I zipped a large regular unix file (.dat) using tar -cvzf command . This file is of around 200 gb in size. After zipping it became 27gb in size. But while reading data in that zipped file i can see annonymous data added at start of file. Is this possible? I tried to unzip that file again and found that unzipped file has no such anonymous records.
The GNU tar command is free software. Please study its source code. Read of course its man page, tar(1).
Indeed, a tar
archive starts with a header documented in header file tar.h
. There is a POSIX standard related to tar.

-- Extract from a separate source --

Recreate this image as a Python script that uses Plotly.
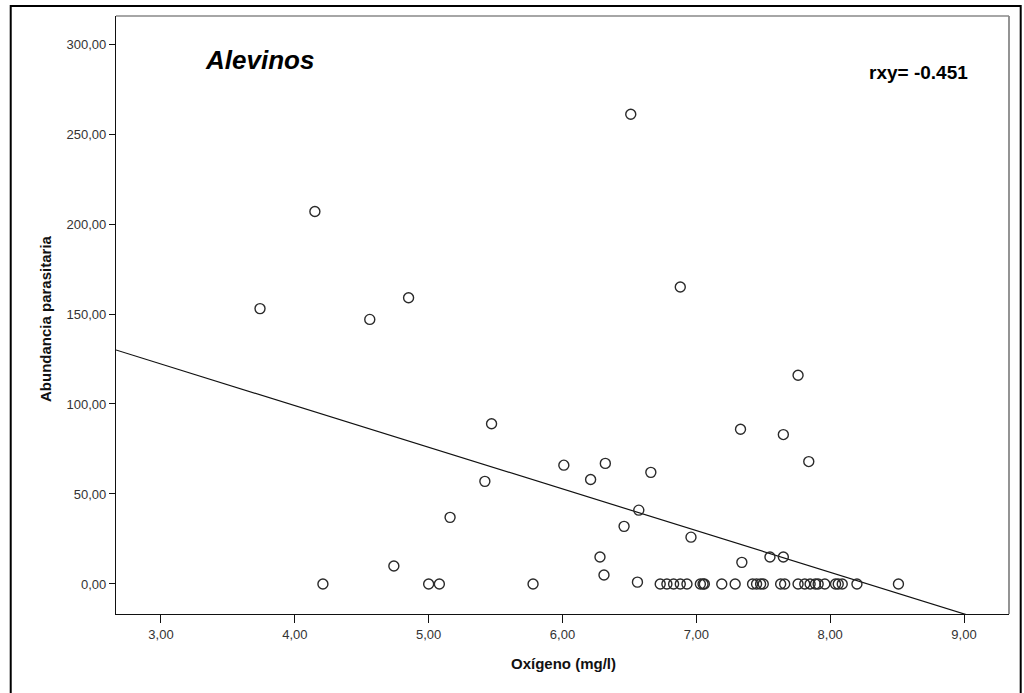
import plotly.graph_objects as go

# Oxygen (mg/l) and parasite abundance
oxigeno = [3.74, 4.15, 4.21, 4.56, 4.74, 4.85, 5.00, 5.08, 5.16, 5.42, 5.47, 5.78,
           6.01, 6.21, 6.28, 6.31, 6.32, 6.46, 6.51, 6.56, 6.57, 6.66, 6.88, 6.96,
           7.33, 7.34, 7.55, 7.65, 7.65, 7.76, 7.84,
           6.73, 6.78, 6.83, 6.88, 6.93, 7.03, 7.05, 7.06, 7.19, 7.29, 7.42, 7.45,
           7.48, 7.50, 7.63, 7.66, 7.76, 7.81, 7.85, 7.89, 7.91, 7.96, 8.04, 8.06,
           8.09, 8.20, 8.51]
abundancia = [153, 207, 0, 147, 10, 159, 0, 0, 37, 57, 89, 0,
              66, 58, 15, 5, 67, 32, 261, 1, 41, 62, 165, 26,
              86, 12, 15, 15, 83, 116, 68,
              0, 0, 0, 0, 0, 0, 0, 0, 0, 0, 0, 0,
              0, 0, 0, 0, 0, 0, 0, 0, 0, 0, 0, 0,
              0, 0, 0]

# Fitted regression line
fit_intercept = 191.7
fit_slope = -23.15

x_range = [2.664, 9.336]
y_range = [-16.7, 315.6]

x_ticks = [3, 4, 5, 6, 7, 8, 9]
x_ticktext = ["3,00", "4,00", "5,00", "6,00", "7,00", "8,00", "9,00"]
y_ticks = [0, 50, 100, 150, 200, 250, 300]
y_ticktext = ["0,00", "50,00", "100,00", "150,00", "200,00", "250,00", "300,00"]

FONT = "Arial, Liberation Sans, sans-serif"

fig = go.Figure()

fit_x = x_range
fit_y = [fit_intercept + fit_slope * v for v in fit_x]
fig.add_trace(go.Scatter(x=fit_x, y=fit_y, mode="lines",
                         line=dict(color="#111111", width=1.2),
                         hoverinfo="skip", showlegend=False))

fig.add_trace(go.Scatter(x=oxigeno, y=abundancia, mode="markers",
                         marker=dict(symbol="circle-open", size=10, color="#2a2a2a",
                                     line=dict(width=1.4, color="#2a2a2a")),
                         showlegend=False))

fig.update_layout(
    width=1024, height=693,
    margin=dict(l=116, r=15, t=16, b=79),
    paper_bgcolor="white", plot_bgcolor="white",
    font=dict(family=FONT, color="#222222"),
    xaxis=dict(range=x_range, tickvals=x_ticks, ticktext=x_ticktext,
               showgrid=False, zeroline=False, showline=True, linecolor="#111111",
               linewidth=1.3, ticks="outside", ticklen=8, tickwidth=1.3,
               tickcolor="#111111", tickfont=dict(size=13, family=FONT, color="#333333")),
    yaxis=dict(range=y_range, tickvals=y_ticks, ticktext=y_ticktext,
               showgrid=False, zeroline=False, showline=True, linecolor="#111111",
               linewidth=1.3, ticks="outside", ticklen=6, tickwidth=1.3,
               tickcolor="#111111", tickfont=dict(size=13, family=FONT, color="#333333")),
    shapes=[
        # plot frame (top/right in gray)
        dict(type="line", xref="paper", yref="paper", x0=0, x1=1, y0=1, y1=1,
             line=dict(color="#888888", width=1.5)),
        dict(type="line", xref="paper", yref="paper", x0=1, x1=1, y0=0, y1=1,
             line=dict(color="#888888", width=1.8)),
        # outer frame
        dict(type="rect", xref="paper", yref="paper",
             x0=-0.1179, x1=1.0131, y0=-0.16, y1=1.0167,
             line=dict(color="black", width=2)),
    ],
    annotations=[
        dict(text="<b><i>Alevinos</i></b>", xref="paper", yref="paper",
             x=0.0974, y=0.926, xanchor="left", yanchor="middle", showarrow=False,
             font=dict(size=26, family=FONT, color="black")),
        dict(text="<b>rxy= -0.451</b>", xref="paper", yref="paper",
             x=0.956, y=0.905, xanchor="right", yanchor="middle", showarrow=False,
             font=dict(size=19, family=FONT, color="black")),
        dict(text="<b>Oxígeno (mg/l)</b>", xref="paper", yref="paper",
             x=0.5006, y=-0.0836, xanchor="center", yanchor="middle", showarrow=False,
             font=dict(size=15, family=FONT, color="#111111")),
        dict(text="<b>Abundancia parasitaria</b>", xref="paper", yref="paper",
             x=-0.0784, y=0.495, xanchor="center", yanchor="middle", showarrow=False,
             textangle=-90, font=dict(size=15, family=FONT, color="#111111")),
    ],
)

fig.write_html("out.html", config={"displayModeBar": False},
               post_script="document.body.style.margin='0';document.body.style.overflow='hidden';")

See also Peter Miller's tardy utility.
Don't confuse tar
archives with zip
ones handled by Info-ZIP (so zip
and unzip
commands).
GNU zip -a compressor, the gzip
program which can be started by tar
, notably your tar czvf
command- is also free software, and of course you should study its source code if interested.
Some Unix shells (notably sash or busybox) have a builtin tar
.
I tried to unzip that file again and found that unzipped file has no such anonymous records.
AFAIK, most Linux filesystems try to implement more or less the POSIX standard -based upon read(2) and write(2) system calls, and they don't know about records. If you need "records", consider using databases (like sqlite or PostGreSQL) or indexed files (like GDBM) - both built above Linux file systems or block devices.
Read also a good textbook on operating systems.
Notice that "a large regular unix file" is mostly a sequence of bytes. There is no notion of records inside them, except as a convention used by other user-space programs thru syscalls(2). See also path_resolution(7) and inode(7).